One of the many aggravating things about the OSPCA, is its view that the salaries it pays should be kept secret from the public. Another is that the names of donors are also kept secret. How can this be?

Tory MPP Frank Klees has it right when he points out that the books of a registered charity should be open. He wonders "what's there to hide?" by keeping salaries secret. The OSPCA was caught misleading the public and being less than honest when a while back it justified killing all the animals in its care that had ringworm. When it had to reverse its initial claim that ringworm was a fatal affliction, it acknowledged that not all the animals had yet been killed, and it halted the process.

The OSPCA is notorious for raiding places it accuses of mistreating animals. In at least one case it was sued, and eventually settled out of court for $40,000 -- donor money paid out because of its own misconduct and malice.

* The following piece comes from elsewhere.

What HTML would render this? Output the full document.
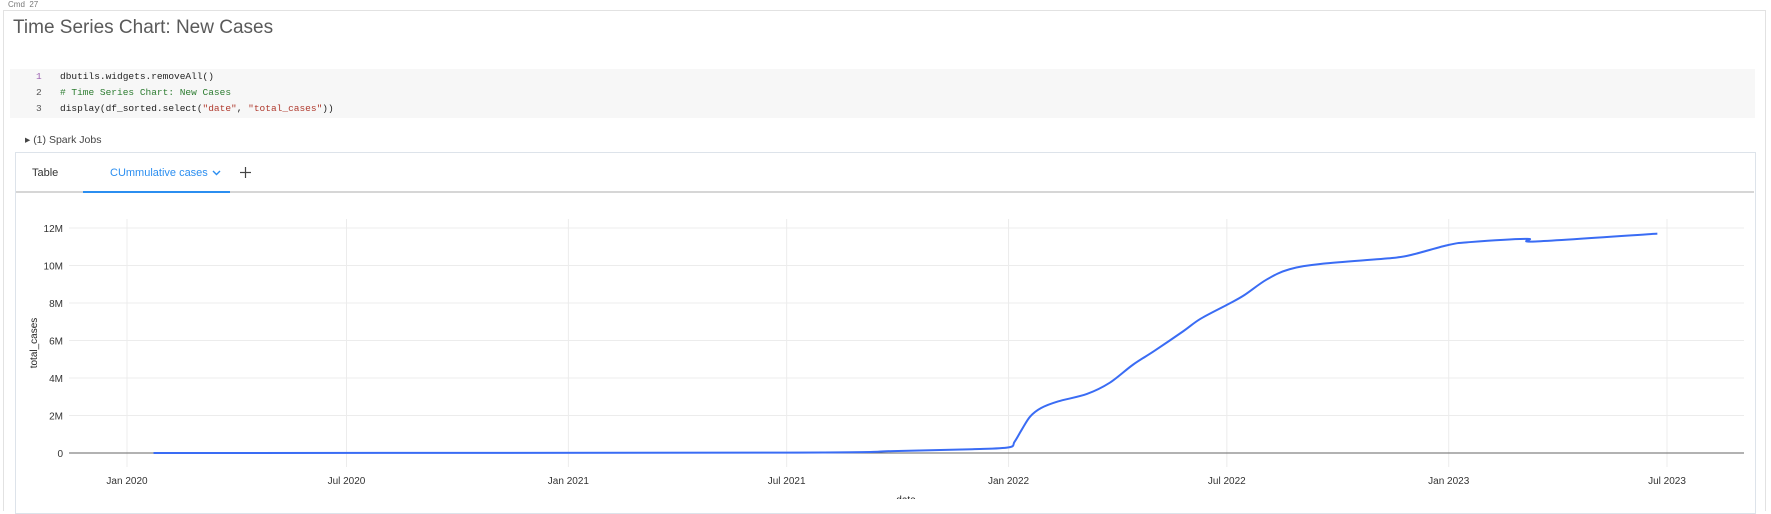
<!DOCTYPE html>
<html><head><meta charset="utf-8"><style>
body{margin:0;width:1771px;height:499px;overflow:hidden;background:#fff;font-family:"Liberation Sans",sans-serif;position:relative}
.abs{position:absolute;white-space:nowrap}
.code{font-family:"Liberation Mono",monospace;font-size:9.5px}
</style></head><body>
<div class="abs" style="left:8px;top:0px;font-size:8px;color:#777">Cmd&nbsp;&nbsp;27</div>
<div class="abs" style="left:3px;top:10px;width:1761px;height:500px;border:1px solid #e2e2e2;border-bottom:none"></div>
<div class="abs" style="left:13px;top:17px;font-size:19px;font-weight:300;color:#5a5a5a">Time Series Chart: New Cases</div>
<div class="abs" style="left:10px;top:69px;width:1745px;height:49px;background:#f7f7f7">
 <div class="abs code" style="left:26px;top:2px;color:#9a5fb0">1</div>
 <div class="abs code" style="left:26px;top:18px;color:#555">2</div>
 <div class="abs code" style="left:26px;top:34px;color:#555">3</div>
 <div class="abs code" style="left:50px;top:2px;color:#222">dbutils.widgets.removeAll()</div>
 <div class="abs code" style="left:50px;top:18px;color:#2e7d32"># Time Series Chart: New Cases</div>
 <div class="abs code" style="left:50px;top:34px;color:#222">display(df_sorted.select(<span style="color:#b03a2e">"date"</span>, <span style="color:#b03a2e">"total_cases"</span>))</div>
</div>
<div class="abs" style="left:25px;top:134px;font-size:10.5px;color:#444">&#9656; (1) Spark Jobs</div>
<div class="abs" style="left:15px;top:152px;width:1739px;height:360px;border:1px solid #dde3ea"></div>
<div class="abs" style="left:32px;top:167px;font-size:11px;color:#333">Table</div>
<div class="abs" style="left:110px;top:167px;font-size:11px;color:#2b8ef0">CUmmulative cases</div>
<svg class="abs" style="left:212px;top:170px" width="9" height="6"><polyline points="1,1 4.5,4.5 8,1" fill="none" stroke="#2b8ef0" stroke-width="1.4"/></svg>
<svg class="abs" style="left:240px;top:167px" width="11" height="11"><line x1="5.5" y1="0" x2="5.5" y2="11" stroke="#444" stroke-width="1.2"/><line x1="0" y1="5.5" x2="11" y2="5.5" stroke="#444" stroke-width="1.2"/></svg>
<div class="abs" style="left:16px;top:191px;width:1738px;height:2px;background:#d6d6d6"></div>
<div class="abs" style="left:83px;top:191px;width:147px;height:2px;background:#2b8ef0"></div>
<svg class="abs" style="left:0;top:0" width="1771" height="499" id="chart"></svg>
<script>
const dates=["2020-01-23","2021-07-01","2021-09-27","2021-12-02","2022-01-01","2022-01-06","2022-01-12","2022-01-19","2022-01-28","2022-02-11","2022-03-07","2022-03-26","2022-04-14","2022-05-02","2022-05-26","2022-06-09","2022-07-01","2022-07-15","2022-08-03","2022-08-22","2022-09-19","2022-11-15","2022-12-03","2023-01-01","2023-01-19","2023-03-07","2023-03-14","2023-06-23"];
const totalCases=[0,0.02,0.1,0.2,0.3,0.6,1.25,1.95,2.4,2.75,3.15,3.75,4.7,5.45,6.5,7.15,7.9,8.4,9.25,9.8,10.1,10.4,10.6,11.1,11.25,11.42,11.28,11.7];
const yTicks=[0,2,4,6,8,10,12];
const yTickLabels=["0","2M","4M","6M","8M","10M","12M"];
const xTicks=["2020-01-01","2020-07-01","2021-01-01","2021-07-01","2022-01-01","2022-07-01","2023-01-01","2023-07-01"];
const xTickLabels=["Jan 2020","Jul 2020","Jan 2021","Jul 2021","Jan 2022","Jul 2022","Jan 2023","Jul 2023"];
const svg=document.getElementById('chart');const NS="http://www.w3.org/2000/svg";
const t0=Date.parse("2020-01-01"),t1=Date.parse("2023-07-01");
function xs(d){return 127+(Date.parse(d)-t0)/(t1-t0)*1540;}
function ys(v){return 453-v*18.75;}
function mk(tag,attrs){const e=document.createElementNS(NS,tag);for(const k in attrs)e.setAttribute(k,attrs[k]);svg.appendChild(e);return e;}
yTicks.forEach((v,i)=>{
 const g=mk('line',{x1:69,x2:1744,y1:ys(v),y2:ys(v),stroke:v===0?'#666':'#ececec','stroke-width':1});
 
 
 const t=mk('text',{x:63,y:ys(v)+4,'text-anchor':'end','font-size':10,fill:'#333','font-family':'Liberation Sans, sans-serif'});
 t.textContent=yTickLabels[i];
 
 
});
xTicks.forEach((d,i)=>{
 const g=mk('line',{x1:xs(d),x2:xs(d),y1:219,y2:467,stroke:'#ececec','stroke-width':1});
 
 
 const t=mk('text',{x:xs(d),y:484,'text-anchor':'middle','font-size':10,fill:'#333','font-family':'Liberation Sans, sans-serif'});
 t.textContent=xTickLabels[i];
 
 
});
const ax=mk('line',{x1:69,x2:1744,y1:453,y2:453,stroke:'#666','stroke-width':1});


let pts=dates.map((d,i)=>[xs(d),ys(totalCases[i])]);
let dstr="M"+pts[0][0]+","+pts[0][1];
for(let i=0;i<pts.length-1;i++){const p0=pts[i-1]||pts[i],p1=pts[i],p2=pts[i+1],p3=pts[i+2]||p2;
 const c1=[p1[0]+(p2[0]-p0[0])/6,p1[1]+(p2[1]-p0[1])/6],c2=[p2[0]-(p3[0]-p1[0])/6,p2[1]-(p3[1]-p1[1])/6];
 dstr+=" C"+c1+" "+c2+" "+p2;}
const path=mk('path',{d:dstr,fill:'none',stroke:'#3a6cf4','stroke-width':2});


const yt=mk('text',{x:0,y:0,transform:'translate(37,343) rotate(-90)','text-anchor':'middle','font-size':10,fill:'#222','font-family':'Liberation Sans, sans-serif'});
yt.textContent='total_cases';


const xt=mk('text',{x:906,y:503,'text-anchor':'middle','font-size':10,fill:'#222','font-family':'Liberation Sans, sans-serif'});
xt.textContent='date';


</script>
</body></html>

In other cases, I've heard of some people who've had their animal confiscated have been told they can get the animal back -- ransomed, it you like -- if they pay several thousand dollars. Evidence is plentiful that its inspectors can be inadequately trained and often behave like Gestapo when they investigate and seize. That's one of the grievous sore points about the OSPCA -- a charitable institution should not have policing powers that in cases can exceed the powers of the police.

Surely policing should come under the authority of the Attorney General, where there is greater control and more rigorous standards of investigation and prosecution. Kate MacDonald, CEO of the OSPCA says more investigators are needed (100 instead of the present 80), and more money provided for administrative costs and legal fees.

Right now there are cases where the OSPCA has been called on an emergency basis for an animal in trouble -- and nothing happens. This is a fairly common refrain. The OSPCA tends to circle the wagons when criticized.

A few years ago, when the new OSPCA Act was being debated in the Legislature, the OSPCA'S policy was to keep its bylaws secret from the public, which prompted the NDP's Peter Kormos to storm: "Let the public see the bylaws... Lord Jesus... public funds means public accountability."

Kormos' plea resonates with you and me, but not with the OSPCA and McGuinty government which often seems blind and deaf to concerns about animals.

If the McGuinty government had the sort of integrity voters expect of it, it would try to clear the air about the OSPCA by authorizing and independent investigation and assessment -- to go with various other reports that have been critical of that group's policies and actions.

The OSPCA should encourage such an inquiry -- its reputation needs burnishing.